— START OF DATA LISTING —

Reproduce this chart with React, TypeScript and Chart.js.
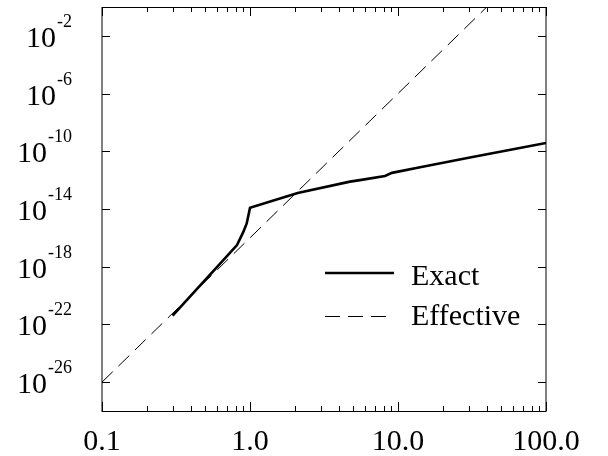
import React, { useEffect, useRef } from "react";
import { Chart, registerables } from "chart.js";

Chart.register(...registerables);

// Data (log-log)
const exactX = [0.3, 0.41, 0.6, 0.817, 0.9, 0.95, 1.0, 2.1, 4.74, 5.53, 8.17, 9.1, 14.1, 30, 60, 100];
const exactY = [4.0e-22, 1.35e-20, 9.6e-19, 3.2e-17, 2.5e-16, 1.0e-15, 1.2e-14, 1.3e-13, 7.9e-13, 1.0e-12, 1.95e-12, 3.2e-12, 7.9e-12, 3.6e-11, 1.4e-10, 3.8e-10];

const effectiveX = [0.1, 1, 10, 39.8];
const effectiveY = [1e-26, 1e-16, 1e-6, 1e0];

const seriesNames = ["Exact", "Effective"];

const xTickValues = [0.1, 1, 10, 100];
const xTickLabels = ["0.1", "1.0", "10.0", "100.0"];
const xMinorDecades = [0.1, 1, 10];
const yTickExponents = [-2, -6, -10, -14, -18, -22, -26];

const FONT = "'Liberation Serif', 'Times New Roman', serif";

const framePlugin = {
  id: "framePlugin",
  afterDraw(chart: any) {
    const ctx = chart.ctx as CanvasRenderingContext2D;
    const { left, right, top, bottom } = chart.chartArea;
    const xs = chart.scales.x;
    const ys = chart.scales.y;
    ctx.save();
    ctx.strokeStyle = "#000";
    ctx.fillStyle = "#000";
    ctx.setLineDash([]);
    // frame
    ctx.lineWidth = 1;
    ctx.beginPath();
    ctx.moveTo(left, top + 0.5);
    ctx.lineTo(right, top + 0.5);
    ctx.moveTo(left, bottom + 0.5);
    ctx.lineTo(right, bottom + 0.5);
    ctx.moveTo(left, top);
    ctx.lineTo(left, bottom + 1);
    ctx.moveTo(right, top);
    ctx.lineTo(right, bottom + 1);
    ctx.stroke();

    // x ticks (top and bottom)
    ctx.beginPath();
    xMinorDecades.forEach((d) => {
      for (let k = 1; k <= 10; k++) {
        const v = d * k;
        const px = Math.round(xs.getPixelForValue(v)) + 0.5;
        const len = k === 1 || k === 10 ? 9 : 5;
        ctx.moveTo(px, bottom);
        ctx.lineTo(px, bottom - len);
        ctx.moveTo(px, top);
        ctx.lineTo(px, top + len);
      }
    });
    // y ticks (left and right)
    yTickExponents.forEach((e) => {
      const py = Math.round(ys.getPixelForValue(Math.pow(10, e))) + 0.5;
      ctx.moveTo(left, py);
      ctx.lineTo(left + 8, py);
      ctx.moveTo(right, py);
      ctx.lineTo(right - 8, py);
    });
    ctx.stroke();

    // x labels
    ctx.font = `30px ${FONT}`;
    ctx.textAlign = "center";
    ctx.textBaseline = "alphabetic";
    xTickValues.forEach((v, i) => {
      const px = xs.getPixelForValue(v);
      ctx.fillText(xTickLabels[i], px, 450);
    });

    // y labels: 10^e
    const R = 72;
    yTickExponents.forEach((e) => {
      const py = ys.getPixelForValue(Math.pow(10, e));
      const sup = String(e);
      ctx.font = `18px ${FONT}`;
      const ws = ctx.measureText(sup).width;
      ctx.font = `30px ${FONT}`;
      const wb = ctx.measureText("10").width;
      ctx.textAlign = "left";
      const x0 = R - ws - wb - 1;
      ctx.fillText("10", x0, py + 11);
      ctx.font = `18px ${FONT}`;
      ctx.fillText(sup, x0 + wb + 1, py - 9);
    });

    // legend
    ctx.font = `30px ${FONT}`;
    ctx.textAlign = "left";
    ctx.lineWidth = 2.5;
    ctx.beginPath();
    ctx.moveTo(325, 273);
    ctx.lineTo(394, 273);
    ctx.stroke();
    ctx.fillText(seriesNames[0], 411, 285);
    ctx.lineWidth = 1;
    ctx.setLineDash([15, 8]);
    ctx.beginPath();
    ctx.moveTo(325, 316.5);
    ctx.lineTo(388, 316.5);
    ctx.stroke();
    ctx.setLineDash([]);
    ctx.fillText(seriesNames[1], 411, 325);
    ctx.restore();
  },
};

export default function App() {
  const ref = useRef<HTMLCanvasElement | null>(null);
  useEffect(() => {
    if (!ref.current) return;
    const chart = new Chart(ref.current, {
      type: "scatter",
      data: {
        datasets: [
          {
            label: seriesNames[0],
            data: exactX.map((x, i) => ({ x, y: exactY[i] })),
            showLine: true,
            borderColor: "#000",
            borderWidth: 2.6,
            pointRadius: 0,
            tension: 0,
          },
          {
            label: seriesNames[1],
            data: effectiveX.map((x, i) => ({ x, y: effectiveY[i] })),
            showLine: true,
            borderColor: "#000",
            borderWidth: 1,
            borderDash: [15, 8],
            pointRadius: 0,
            tension: 0,
          },
        ],
      },
      options: {
        animation: false,
        responsive: false,
        maintainAspectRatio: false,
        layout: { padding: { top: 7, right: 62, left: 0, bottom: 0 } },
        plugins: { legend: { display: false }, tooltip: { enabled: false } },
        scales: {
          x: {
            type: "logarithmic",
            min: 0.1,
            max: 100,
            grid: { display: false },
            border: { display: false },
            ticks: { display: false },
            afterFit: (s: any) => {
              s.height = 45;
            },
          },
          y: {
            type: "logarithmic",
            min: 1e-28,
            max: 1,
            grid: { display: false },
            border: { display: false },
            ticks: { display: false },
            afterFit: (s: any) => {
              s.width = 102;
            },
          },
        },
      } as any,
      plugins: [framePlugin],
    });
    return () => chart.destroy();
  }, []);
  return (
    <div style={{ position: "fixed", left: 0, top: 0, width: 608, height: 456, background: "#fff" }}>
      <canvas ref={ref} width={608} height={456} style={{ display: "block" }} />
    </div>
  );
}
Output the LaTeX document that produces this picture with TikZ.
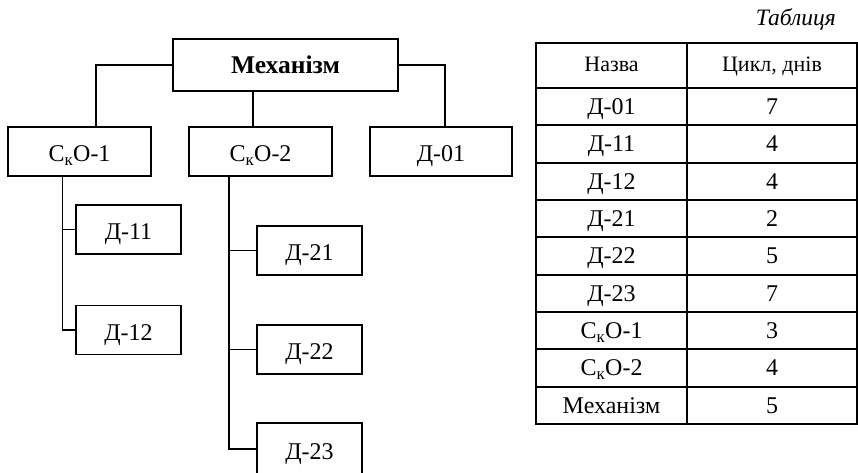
\documentclass[tikz,border=0pt]{standalone}
\usepackage{fontspec}
\setmainfont{Liberation Serif}
\begin{document}
\begin{tikzpicture}[x=1pt,y=-1pt,
  box/.style={draw,line width=1.3pt,minimum height=49pt,inner sep=0pt,
    text height=20.4pt,text depth=0pt,font=\fontsize{24}{28}\selectfont},
  link/.style={line width=1.3pt},
  grid/.style={line width=1.8pt},
  cell/.style={inner sep=0pt,text height=15.6pt,text depth=0pt,font=\fontsize{24}{28}\selectfont},
  head/.style={inner sep=0pt,text height=11.6pt,text depth=0pt,font=\fontsize{22}{26}\selectfont}]
\useasboundingbox (0,0) rectangle (858,472);

% tree of assemblies and parts
\node[box,minimum width=225pt,minimum height=52pt,text height=16.6pt,
  font=\fontsize{25.5}{30}\selectfont\bfseries] (mech) at (285.5,65) {Механізм};
\node[box,minimum width=143pt] (c1) at (79.5,151.5) {С\textsubscript{к}О-1};
\node[box,minimum width=143pt] (c2) at (260.5,151.5) {С\textsubscript{к}О-2};
\node[box,minimum width=142pt] (d01) at (441,151.5) {Д-01};
\node[box,minimum width=105pt] (d11) at (128.5,229.5) {Д-11};
\node[box,minimum width=105pt] (d12) at (128.5,330) {Д-12};
\node[box,minimum width=105pt] (d21) at (309.5,250.5) {Д-21};
\node[box,minimum width=105pt] (d22) at (309.5,349.5) {Д-22};
\node[box,minimum width=105pt,minimum height=52pt] (d23) at (309.5,449) {Д-23};

\draw[link] (mech.west) -| ([xshift=16.5pt]c1.north);
\draw[link] (mech.east) -| ([xshift=4pt]d01.north);
\draw[link] ([xshift=-7.5pt]c2.north) -- ([xshift=-7.5pt]c2.north |- mech.south);

\coordinate (t1) at ([xshift=-17pt]c1.south);
\draw[link] (t1) |- (d12.west);
\draw[link] (d11.west) -- (d11.west -| t1);

\coordinate (t2) at ([xshift=-31.5pt]c2.south);
\draw[link] (t2) |- (d23.west);
\draw[link] (d21.west) -- (d21.west -| t2);
\draw[link] (d22.west) -- (d22.west -| t2);

% table of cycle durations
\node[anchor=base east,inner sep=0pt,font=\fontsize{23.5}{27}\selectfont\itshape] (cap) at (836,25) {Таблиця};

\draw[grid] (536,43) rectangle (857,424);
\draw[grid] (687,43) -- (687,424);
\draw[grid] (536,88) -- (857,88);
\foreach \k in {1,...,8}
  \draw[grid] (536,{88+\k*37.333}) -- (857,{88+\k*37.333});

\node[head] (h1) at (611.5,65.5) {Назва};
\node[head] (h2) at (772,65.5) {Цикл, днів};

\foreach \n/\v [count=\i from 0] in {Д-01/7,Д-11/4,Д-12/4,Д-21/2,Д-22/5,Д-23/7,
    С\textsubscript{к}О-1/3,С\textsubscript{к}О-2/4,Механізм/5} {
  \node[cell] (n\i) at (611.5,{106.67+\i*37.333}) {\n};
  \node[cell] (v\i) at (772,{106.67+\i*37.333}) {\v};
}
\end{tikzpicture}
\end{document}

— END OF DATA LISTING —

> [SHORT PROBLEM]: Copy nothing past the line containing "Serif', 'Times New": reproduce every line from the start of the records up to it, skipping pictures.

> [FULL RESPONSE]:
Reproduce this chart with React, TypeScript and Chart.js.
import React, { useEffect, useRef } from "react";
import { Chart, registerables } from "chart.js";

Chart.register(...registerables);

// Data (log-log)
const exactX = [0.3, 0.41, 0.6, 0.817, 0.9, 0.95, 1.0, 2.1, 4.74, 5.53, 8.17, 9.1, 14.1, 30, 60, 100];
const exactY = [4.0e-22, 1.35e-20, 9.6e-19, 3.2e-17, 2.5e-16, 1.0e-15, 1.2e-14, 1.3e-13, 7.9e-13, 1.0e-12, 1.95e-12, 3.2e-12, 7.9e-12, 3.6e-11, 1.4e-10, 3.8e-10];

const effectiveX = [0.1, 1, 10, 39.8];
const effectiveY = [1e-26, 1e-16, 1e-6, 1e0];

const seriesNames = ["Exact", "Effective"];

const xTickValues = [0.1, 1, 10, 100];
const xTickLabels = ["0.1", "1.0", "10.0", "100.0"];
const xMinorDecades = [0.1, 1, 10];
const yTickExponents = [-2, -6, -10, -14, -18, -22, -26];

const FONT = "'Liberation Serif', 'Times New Roman', serif";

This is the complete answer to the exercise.